The Attractive One – He was gorgeous and interesting and kind and smart and mature and adventurous and unavailable. We laughed over dinner and toasted to the unpredictable path that somehow introduced us. I never saw him again but I didn’t need to. Sometimes I think I’m too picky when it comes to dating; I’m longing for some imagined ideal that doesn’t exist. But in these moments I only need to think back to that night, proof that there are people who you’ll feel a connection with instantly, easily. Too often I find myself mentally cramming puzzle pieces together that just don’t fit, deciphering my feelings, his signals…that’s a telling sign that I need to let it be. Compatibility and attraction aren’t so complicated.

The One Like Me – She had my dream job. She was independent, uniquely creative, forward thinking… I would love to say that I recognized myself in these traits but it wasn’t until I saw her sad, stressed, stuck…that I understood our similarities. I watched people console her, react to her, and it was like watching a version of myself on television. It became clear that no problem or aspiration was ever as complex as I had made it. To others she handed out short, predictable answers while her mind focused on something she felt no one else could see. From my detached perspective there was no need to feel stuck. To me, her answer was simple, obvious…yet she was so far from choosing it. On the surface of the picture-perfect painting of my future I might have hoped to occupy a position like hers but it was easy to see that the magic and charm of “success” quickly disappears under the cloud of unhappiness.

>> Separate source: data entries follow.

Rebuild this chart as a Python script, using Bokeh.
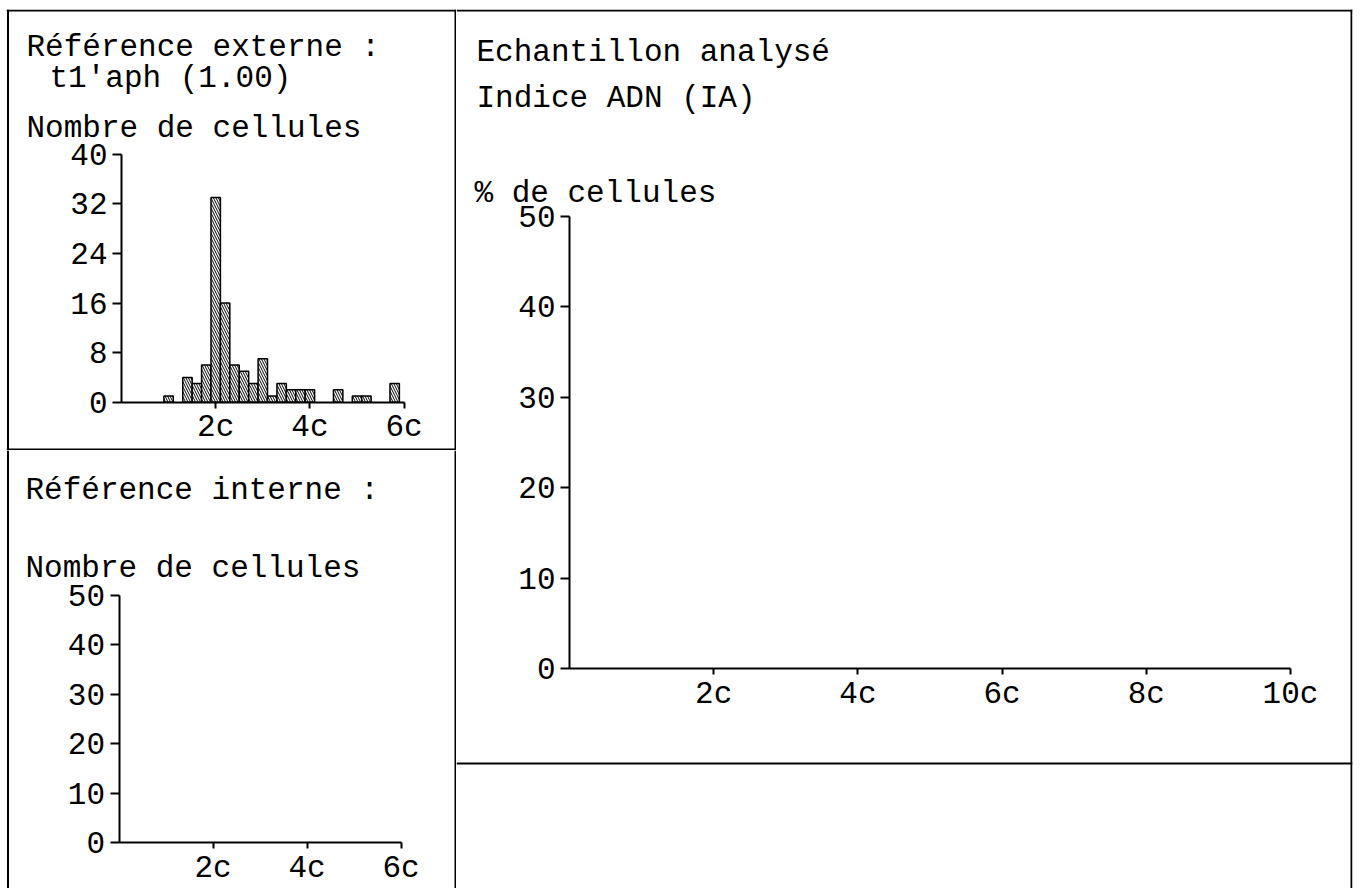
from bokeh.plotting import figure
from bokeh.models import LinearAxis, FixedTicker, Label, Span, Range1d
from bokeh.layouts import row, column
from bokeh.embed import file_html
from bokeh.resources import INLINE

# ---------------- data ----------------
# external reference histogram (DNA content in c units, cell counts)
ext_bins = [1.0, 1.4, 1.6, 1.8, 2.0, 2.2, 2.4, 2.6, 2.8, 3.0, 3.2, 3.4, 3.6, 3.8, 4.0, 4.6, 5.0, 5.2, 5.8]
ext_counts = [1, 4, 3, 6, 33, 16, 6, 5, 3, 7, 1, 3, 2, 2, 2, 2, 1, 1, 3]
bin_width = 0.2

ext_yticks = [0, 8, 16, 24, 32, 40]
int_yticks = [0, 10, 20, 30, 40, 50]
pct_yticks = [0, 10, 20, 30, 40, 50]
small_xticks = [2, 4, 6]
big_xticks = [2, 4, 6, 8, 10]
small_xlabels = ["2c", "4c", "6c"]
big_xlabels = ["2c", "4c", "6c", "8c", "10c"]

FONT = "Liberation Mono"
FS = "31px"
LW = 2


def make_fig(ox, oy, w, h, mb, x0px, pxc, y0px, pyu):
    ml, mt, mr, mbot = mb
    fx0, fx1 = ox + ml, ox + w - mr
    fy0, fy1 = oy + mt, oy + h - mbot
    p = figure(width=w, height=h, x_axis_type=None, y_axis_type=None,
               toolbar_location=None, output_backend="svg",
               min_border_left=ml, min_border_top=mt, min_border_right=mr,
               min_border_bottom=mbot, outline_line_color=None,
               background_fill_color="white", border_fill_color="white")
    p.x_range = Range1d((fx0 - x0px) / pxc, (fx1 - x0px) / pxc)
    p.y_range = Range1d((y0px - fy1) / pyu, (y0px - fy0) / pyu)
    p.grid.visible = False
    px = lambda X: (X - x0px) / pxc
    py = lambda Y: (y0px - Y) / pyu
    return p, px, py


def add_axes(p, yticks, xticks, xlabels):
    ya = LinearAxis(fixed_location=0, bounds=(0, yticks[-1]),
                    ticker=FixedTicker(ticks=yticks),
                    major_tick_out=9, major_tick_in=0,
                    minor_tick_out=0, minor_tick_in=0,
                    axis_line_width=LW, major_tick_line_width=LW,
                    major_label_text_font=FONT, major_label_text_font_size=FS,
                    major_label_text_color="black", major_label_standoff=5)
    xa = LinearAxis(fixed_location=0, bounds=(0, xticks[-1]),
                    ticker=FixedTicker(ticks=xticks),
                    major_label_overrides={t: l for t, l in zip(xticks, xlabels)},
                    major_tick_out=6, major_tick_in=0,
                    minor_tick_out=0, minor_tick_in=0,
                    axis_line_width=LW, major_tick_line_width=LW,
                    major_label_text_font=FONT, major_label_text_font_size=FS,
                    major_label_text_color="black", major_label_standoff=2)
    p.add_layout(ya, "left")
    p.add_layout(xa, "below")


def text(p, x, y, s):
    p.add_layout(Label(x=x, y=y, text=s, text_font=FONT, text_font_size=FS,
                       text_color="black", text_align="left",
                       text_baseline="alphabetic"))


def border(p, loc, dim):
    p.add_layout(Span(location=loc, dimension=dim, line_color="black",
                      line_width=LW))


# ---------- top-left : external reference ----------
tl, tx, ty = make_fig(0, 0, 456, 450, (6, 9, 0, 0), 121, 47.1, 401.7, 6.2)
border(tl, tx(7.5), "height")
border(tl, tx(455), "height")
border(tl, ty(10), "width")
border(tl, ty(449), "width")
add_axes(tl, ext_yticks, small_xticks, small_xlabels)
tl.vbar(x=ext_bins, top=ext_counts, width=bin_width, bottom=0,
        fill_color="white", line_color="black", line_width=1.5,
        hatch_pattern="\\", hatch_color="black", hatch_scale=5, hatch_weight=1)
text(tl, tx(26), ty(47), "Référence externe :")
text(tl, tx(49), ty(78), "t1'aph (1.00)")
text(tl, tx(26), ty(128), "Nombre de cellules")

# ---------- bottom-left : internal reference ----------
bl, bx, by = make_fig(0, 450, 456, 438, (6, 0, 0, 0), 118.5, 47.0, 842, 4.94)
border(bl, bx(7.5), "height")
border(bl, bx(455), "height")
add_axes(bl, int_yticks, small_xticks, small_xlabels)
text(bl, bx(25), by(490), "Référence interne :")
text(bl, bx(25), by(568), "Nombre de cellules")

# ---------- right : analysed sample ----------
rp, rx, ry = make_fig(456, 0, 906, 888, (0, 9, 10, 0), 569, 72.1, 668, 9.04)
border(rp, rx(1351), "height")
border(rp, ry(10), "width")
border(rp, ry(763), "width")
add_axes(rp, pct_yticks, big_xticks, big_xlabels)
text(rp, rx(476), ry(52), "Echantillon analysé")
text(rp, rx(476), ry(98), "Indice ADN (IA)")
text(rp, rx(474), ry(193), "% de cellules")

layout = row(column(tl, bl, spacing=0), rp, spacing=0)
open("out.html", "w").write(file_html(layout, INLINE))
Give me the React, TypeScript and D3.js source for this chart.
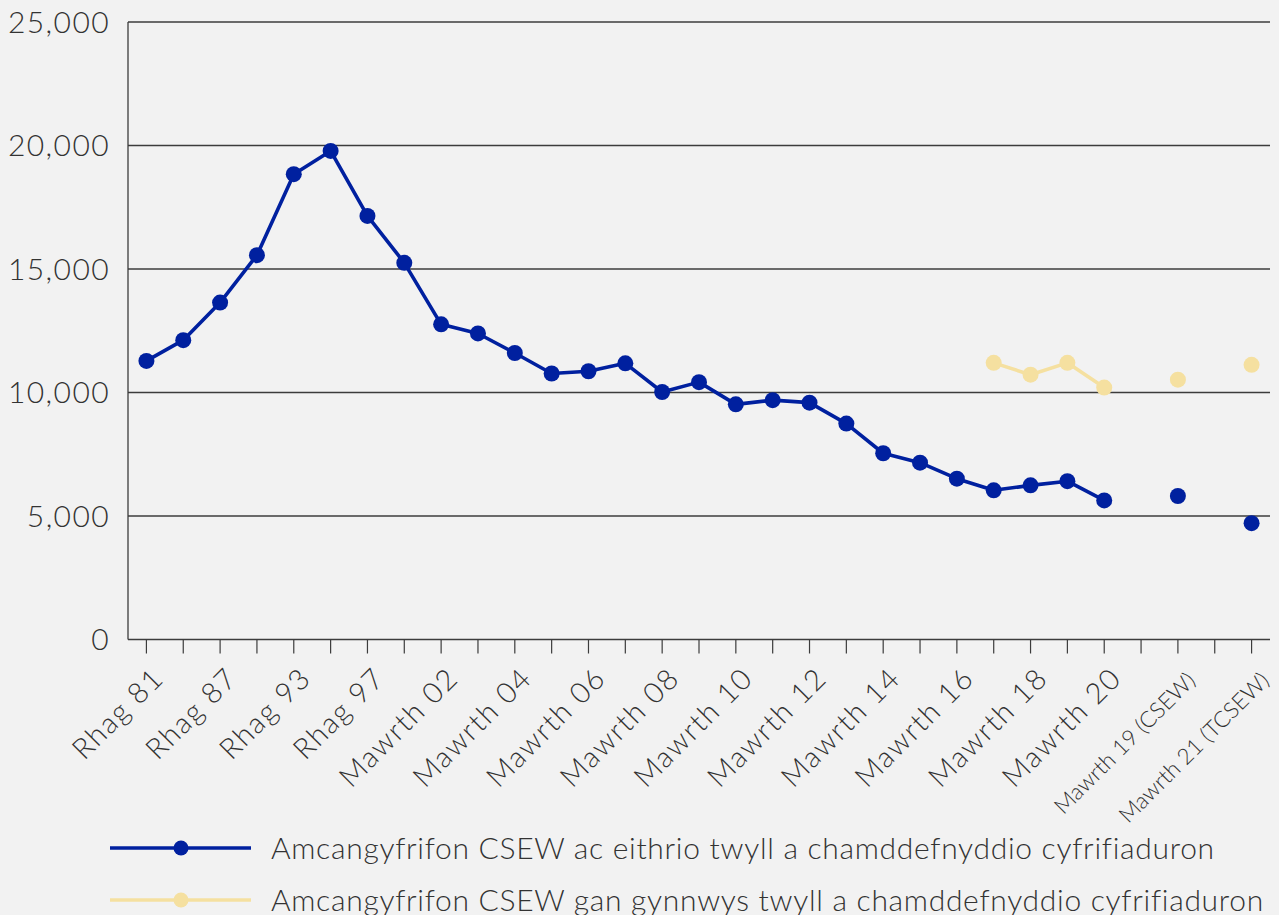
import React from "react";
import * as d3 from "d3";

const categories: string[] = [
  "Rhag 81", "Rhag 83", "Rhag 87", "Rhag 91", "Rhag 93", "Rhag 95", "Rhag 97", "Rhag 99",
  "Mawrth 02", "Mawrth 03", "Mawrth 04", "Mawrth 05", "Mawrth 06", "Mawrth 07", "Mawrth 08",
  "Mawrth 09", "Mawrth 10", "Mawrth 11", "Mawrth 12", "Mawrth 13", "Mawrth 14", "Mawrth 15",
  "Mawrth 16", "Mawrth 17", "Mawrth 18", "Mawrth 19", "Mawrth 20", "",
  "Mawrth 19 (CSEW)", "", "Mawrth 21 (TCSEW)",
];

const excludingFraud: (number | null)[] = [
  11280, 12120, 13640, 15560, 18840, 19780, 17150, 15250,
  12760, 12390, 11600, 10770, 10860, 11180, 10020,
  10420, 9520, 9690, 9590, 8740, 7540, 7160,
  6510, 6040, 6240, 6410, 5630, null,
  5810, null, 4710,
];

const includingFraud: (number | null)[] = [
  null, null, null, null, null, null, null, null,
  null, null, null, null, null, null, null,
  null, null, null, null, null, null, null,
  null, 11200, 10720, 11200, 10200, null,
  10520, null, 11120,
];

const yTicks: number[] = [0, 5000, 10000, 15000, 20000, 25000];

const legendLabels: string[] = [
  "Amcangyfrifon CSEW ac eithrio twyll a chamddefnyddio cyfrifiaduron",
  "Amcangyfrifon CSEW gan gynnwys twyll a chamddefnyddio cyfrifiaduron",
];

const BLUE = "#00209f";
const YELLOW = "#f5e0a0";
const GRID = "#3c3c3c";
const TEXT = "#333333";
const FONT = "Lato, 'Open Sans', sans-serif";

export default function App() {
  const W = 1279;
  const H = 915;
  const left = 128;
  const right = 1270;
  const top = 22;
  const bottom = 639.5;

  const x = d3
    .scaleBand<number>()
    .domain(d3.range(categories.length))
    .range([left, right])
    .padding(0);
  const cx = (i: number) => (x(i) as number) + x.bandwidth() / 2;
  const y = d3.scaleLinear().domain([0, 25000]).range([bottom, top]);

  const line = d3
    .line<number | null>()
    .defined((d) => d != null)
    .x((_, i) => cx(i))
    .y((d) => y(d as number));

  const fmt = d3.format(",");

  const series = [
    { values: excludingFraud, color: BLUE },
    { values: includingFraud, color: YELLOW },
  ];

  return (
    <svg
      width={W}
      height={H}
      style={{ position: "absolute", left: 0, top: 0, background: "#f2f2f2" }}
    >
      <rect x={0} y={0} width={W} height={H} fill="#f2f2f2" />
      {yTicks.map((t) => (
        <g key={t}>
          {t > 0 && (
            <line x1={left} x2={right} y1={y(t)} y2={y(t)} stroke={GRID} strokeWidth={1.3} />
          )}
          <text
            x={110}
            y={y(t)}
            dy="0.36em"
            textAnchor="end"
            fontFamily={FONT}
            fontWeight={300}
            fontSize={30}
            letterSpacing={1.4}
            fill={TEXT}
          >
            {fmt(t)}
          </text>
        </g>
      ))}
      <line x1={left} x2={left} y1={top} y2={bottom} stroke={GRID} strokeWidth={1.3} />
      <line x1={left} x2={right} y1={bottom} y2={bottom} stroke={GRID} strokeWidth={1.6} />
      {categories.map((_, i) => (
        <line key={i} x1={cx(i)} x2={cx(i)} y1={bottom} y2={bottom + 14} stroke={GRID} strokeWidth={1.2} />
      ))}
      {categories.map((c, i) => {
        if (i % 2 !== 0 || !c) return null;
        const small = i >= 28;
        const px = cx(i) + (small ? 19 : 19);
        const py = small ? 682 : 680;
        return (
          <text
            key={"l" + i}
            transform={`translate(${px},${py}) rotate(-45)`}
            textAnchor="end"
            fontFamily={FONT}
            fontWeight={300}
            fontSize={small ? 22.5 : 29}
            letterSpacing={small ? 0 : 1.6}
            fill={TEXT}
          >
            {c}
          </text>
        );
      })}
      {series.map((s, si) => (
        <g key={si}>
          <path d={line(s.values) || ""} fill="none" stroke={s.color} strokeWidth={3.6} strokeLinejoin="round" />
          {s.values.map((v, i) =>
            v == null ? null : <circle key={i} cx={cx(i)} cy={y(v)} r={8} fill={s.color} />
          )}
        </g>
      ))}
      {legendLabels.map((lab, i) => {
        const ly = 848 + i * 52;
        const col = i === 0 ? BLUE : YELLOW;
        return (
          <g key={"lg" + i}>
            <line x1={110} x2={251} y1={ly} y2={ly} stroke={col} strokeWidth={3.6} />
            <circle cx={181} cy={ly} r={7.5} fill={col} />
            <text
              x={271}
              y={ly}
              dy="0.36em"
              fontFamily={FONT}
              fontWeight={300}
              fontSize={30}
              letterSpacing={0.7}
              fill={TEXT}
            >
              {lab}
            </text>
          </g>
        );
      })}
    </svg>
  );
}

The One Different Than Me – He was free, and he danced at the faintest sound of music, every time, as if he had no control over the situation. He was touchy and hugged for what seemed like way too many seconds. On the first night I met him, to my reluctance, he insisted on giving me a hand massage and told me he was a hypocrite or “hippy-crite,” as we later decided. “I say I’m a vegetarian, but I’ll eat meat.” He was instantly agitating. When traveling though, you sometimes more leniently accept the bad with the good in order to not be alone. And in accepting him, I had to face the fact that maybe some of my irritation came from something more like jealousy. It was less my annoyance at a trait he possessed and more my frustration with myself. For reasons I’m blind to, I’m more reluctant to be so free, to so openly dance and share and feel and say yes to absolutely anything. Some of the best times I had this summer were with him.

The connection I felt with these people transcended language, age, nationality, opportunity… the connection I felt with these people was a matter of choice and a matter of surrender. When I reduce others to a label it is because I myself am hiding under skin and meaningless descriptions, unwilling to let others in. Unwilling to learn something genuine that would force me to confront my own insecurities, feelings, dreams…

Some people believe that every being you encounter has entered your life for a reason and, whether or not you are of that conviction, it does not hurt to choose to see them in this way—to choose to acknowledge connections, to choose to see yourself in someone else. We are never alone.